The tax take today as a share of GDP is higher than it was a decade ago, before the financial crisis. But that’s largely driven by demographic factors. Health spending is up as the age profile of the population has matured and more people inevitably require care. State pension pay outs have also increased as the pensioner population has grown. The rest of the public sector has suffered an enormous squeeze under the coalition and now the Conservatives.

What about boosting growth through lower taxes? Well, we have some evidence to refer to here. The main rate of corporation tax has been slashed from 28 per cent to 19 per cent over the past eight years. Yet the recovery of business investment has been abnormally weak relative to the wake of other recessions.

The income tax threshold has also been steadily raised. While consumer spending has been reasonably robust, it has certainly not been sufficient to deliver strong wage or GDP per capita growth. This has been the weakest recovery from a recession on modern record.

As for growing the economy in future, there is not a single credible economic forecast showing that Brexit – of which Rees-Mogg is a fervent supporter – will do anything but damage the UK economy. Slower growth will hit the public finances, making less money available from tax receipts for the NHS, not more.

Finally, do higher tax rates stifle growth? The latest data from the International Monetary Fund shows that of 39 advanced economies 25 had higher tax shares than the UK in 2017, among them France (54 per cent), Norway (54 per cent), Finland (52 per cent), Sweden (49 per cent), Germany (45 per cent) and Canada (39 per cent).

Did these relatively high tax countries grow far more slowly than the UK since the millennium?

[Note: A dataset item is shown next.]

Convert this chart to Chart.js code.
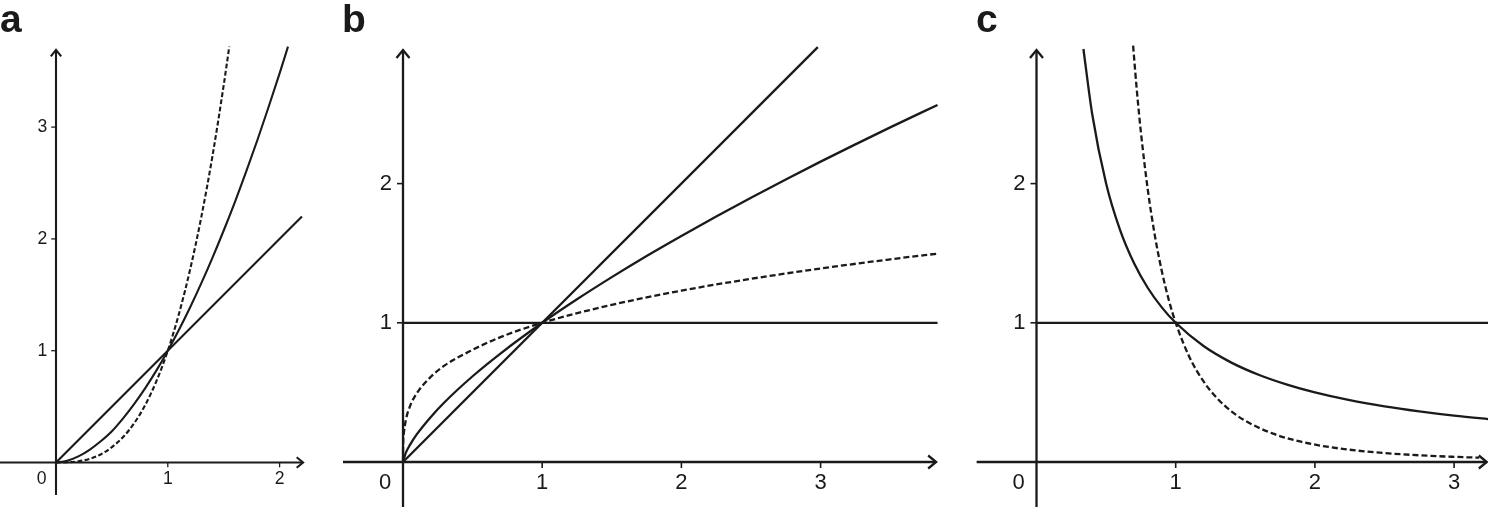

Not at all.

And average annual GDP growth rates in Canada (2 per cent) and Sweden (2.2 per cent) have actually been higher than in the UK (1.7 per cent). Serious economists who have looked at even larger historical datasets find no clear association between lower taxes and higher growth.

There are many reasons why a country can fail to deliver for its people economically. Excessive taxation is probably one of them. But the obsession with which the likes of Rees-Mogg make the case for lower taxes – lower at all costs – reflects more about their own ideological preferences than anything in the available economic evidence.